In the afternoon, if all were well, she went to her own little room behind the nursery, and rested for an hour. But if a baby were ill, or any other anxiety pressed, it was hard to get her to rest; if her heart were anxious, her body could not rest. Then came the evening milk to be tested and measured, and the night foods to be made, and so the ordinary day ended.

But how little of it I have told! There were so many other things tucked into its corners-little acts of helpfulness, careful thoughts that worked out into some new economy or some new endeavour-that a book might be written about them alone. For example, while she was measuring the milk, a servant would pass, and she would call him aside for a moment and say a word or two. And the next thing we who had to see to the larger matters of life were aware of, was some pieces of work about which we had consulted together, accomplished, or set on foot. She had that faculty, as rare as nous, the power to get things done. And in a land where a workman comes, bargains about the work, says he will do it to‐morrow, takes the inevitable advance without which a carpenter cannot mend a stool, or a potter make a pot, or a mason build a house, and then goes away, finds a distant relative has just deceased, goes to the funeral, and forgets to come back till you have spent what ought to have been his wages on coolies to go and search for him, this faculty is invaluable.

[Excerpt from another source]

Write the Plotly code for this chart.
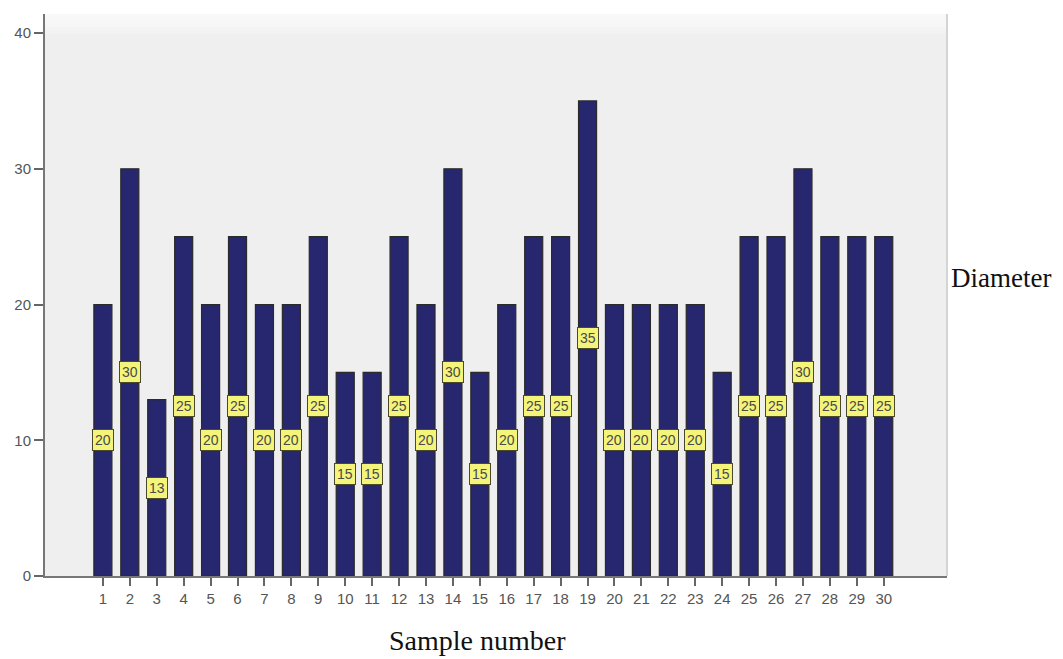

Then there were those other days, when everything seemed to go wrong on purpose: 'Piria Sittie is learning how upsetting things can be in India,' Ponnamal said once about Miss Wade, who was experiencing what the land can do in the way of heaping up difficulties. Or if, later, the newly launched litle school were plunging about in troubled waters, she would sympathize, and lend a helping hand by trying to replan the nursery work so as to make the dove‐tailing of the two halves of the family a little easier to compass. Or we would be suddenly involved in some tangle of circumstances, where her sagacity was required to find the way out; or perhaps it was a battle for a child-a battle in the heavenlies, to be fought out on our knees; or something needing for its handling the very wisdom of God. Whichever it was, Ponnamal, as I have said before, was ready. Many a wise and silent raid upon the kingdom of darkness was thought out by her, and often she led it herself. Once she came back in triumph with a baby in her arms, about whom the town-a famous Temple town-was so stirred that it all but rose in streets, but did not; for the quieting hand of our God was upon it.

But that last was a strange experience. The child's mother, knowing the peril to which her little babe was exposed, put it herself in Ponnamal's arms with the hurried whisper, 'Hasten out before you are waylaid.' Ponnamal knew well that if she were, the angry hunters after such prey would coerce the mother into denying what she had done. She knew the upshot would be a false case, with all the paraphernalia of witnesses ranged ready to forswear themselves for four annas a head. And she knew how such things end; what she had done would be a crime-she knew right well its penalty. But not even the word prison, a word that strikes the Tamil heart cold, held terrors for her. In a work like this, open at all times to attack which no ingenuity of man or woman could avoid or repel, was it not something to have for a fellow‐worker one to whom the word 'fear' was a word unknown?

Only once I saw her shrink. It was when the shadow that is never far from us seemed about to close round me. She did not seem able to bear it. A thousand times Yes to it, if she were the one to be engulfed-for the one she loved it was different. But she came to be willing for even that, if thereby a child could be saved; and beyond that I know of no more loyal, perfect love.